When the House first floated the idea to boost war funding last week, McCain dismissed it. But he came around to back the idea when he realized it was the only politically viable path to more defense spending.
Yet, in the past, McCain has been one of the fiercest critics of the war budgeting process — particularly when it has been used to pay for unrelated projects.
In 2006, he co-sponsored an amendment requiring that all future war funding be routed through the normal budget process.
“Adding hundreds of billions of dollars that are more conveniently designated as emergency expenditures — so that they don’t have to be budgeted for along with other national priorities — is only making the fiscal problem that much greater,” McCain said in a floor speech then. “It is unfortunate that, at a time of war and with such a huge deficit and burgeoning debt, we continue to fund unnecessary projects and load up emergency supplemental appropriations bills with non-emergency items.”
While McCain’s measure to nix separate war budgets was approved, then-President George W. Bush asserted his executive authority to ignore it.
What is now in the offing is a scale of abuse not yet seen, according to Winslow Wheeler, a former national security staffer for members of both parties and longtime Pentagon spending critic.
“Four or five years ago, Congress embraced it as a gimmick for $5 [billion] to $10 billion extra,” he said. “Now, they want to embrace it for $40 billion extra.”
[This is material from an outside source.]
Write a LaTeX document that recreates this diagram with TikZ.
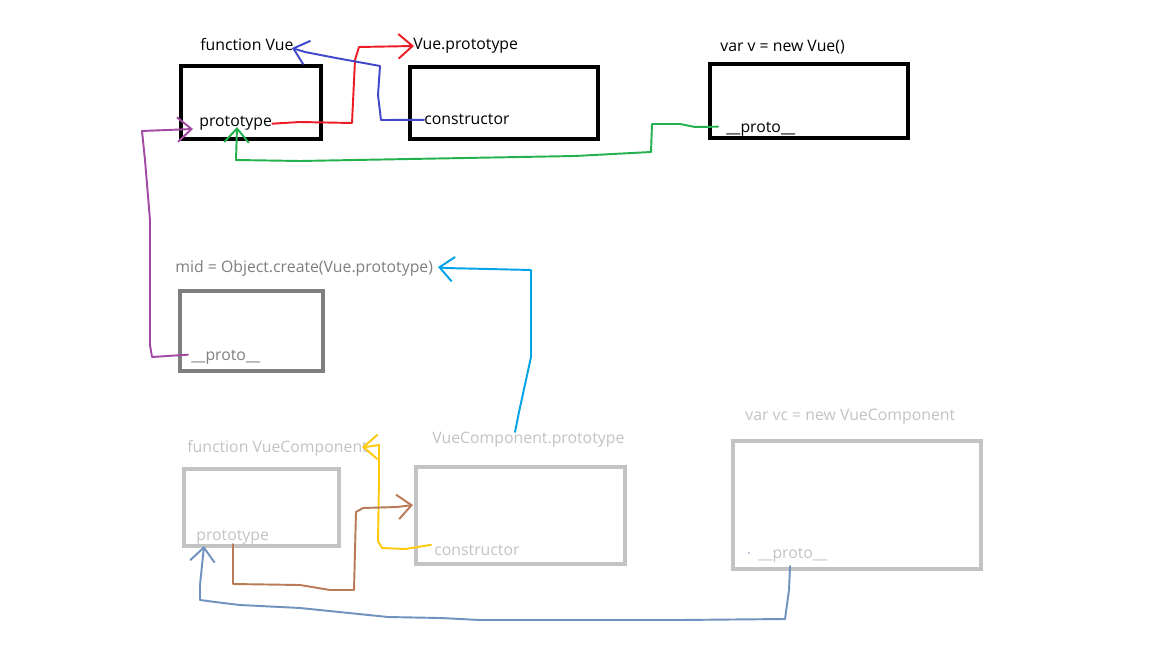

In his view, both sides in the defense spending debate — those, like McCain, who insisted on the dire need to increase the regular defense budget and fiscal hawks who were loath to bust the spending caps imposed on the Pentagon budget – gave in.
“They both caved from their alleged principles in order to give the defense budget more money,” Wheeler said.
The proposal to add war spending to the budget resolution still has a number of hurdles to overcome.
In the House, Republican leaders plan to hold votes on two budgets — one with $96 billion in OCO spending and one without. And in the Senate, a budget “point of order” was kept in the budget for any war spending above $58 billion, which would require 60 votes to approve the higher level on a defense appropriations bill.
Many Democrats appear wary of going along.
A Democratic amendment that failed in the House Budget Committee last week sought to prevent the war budget from being used as way to increase defense spending while not breaking the Budget Control Act spending limits.
The amendment, which was defeated on a party-line vote of 22 Republicans to 14 Democrats, asserted that using the war budget in this manner would constitute a “backdoor loophole that undermines the integrity of the budget process.”
“Both Pentagon and Congress have abused this loophole,” the amendment read.
During the budget debate, defense hawks made the argument that the higher war budget is tied — at least in part — to the war. They noted that the U.S. military drawdown in Afghanistan and operations against ISIL could still ramp up.
But Todd Harrison, a defense analyst at the Center for Strategic and Budgetary Assessments, said that line of thinking is dubious.
“Those arguments won’t add up to $38 billion,” he said. “They won’t even come close.”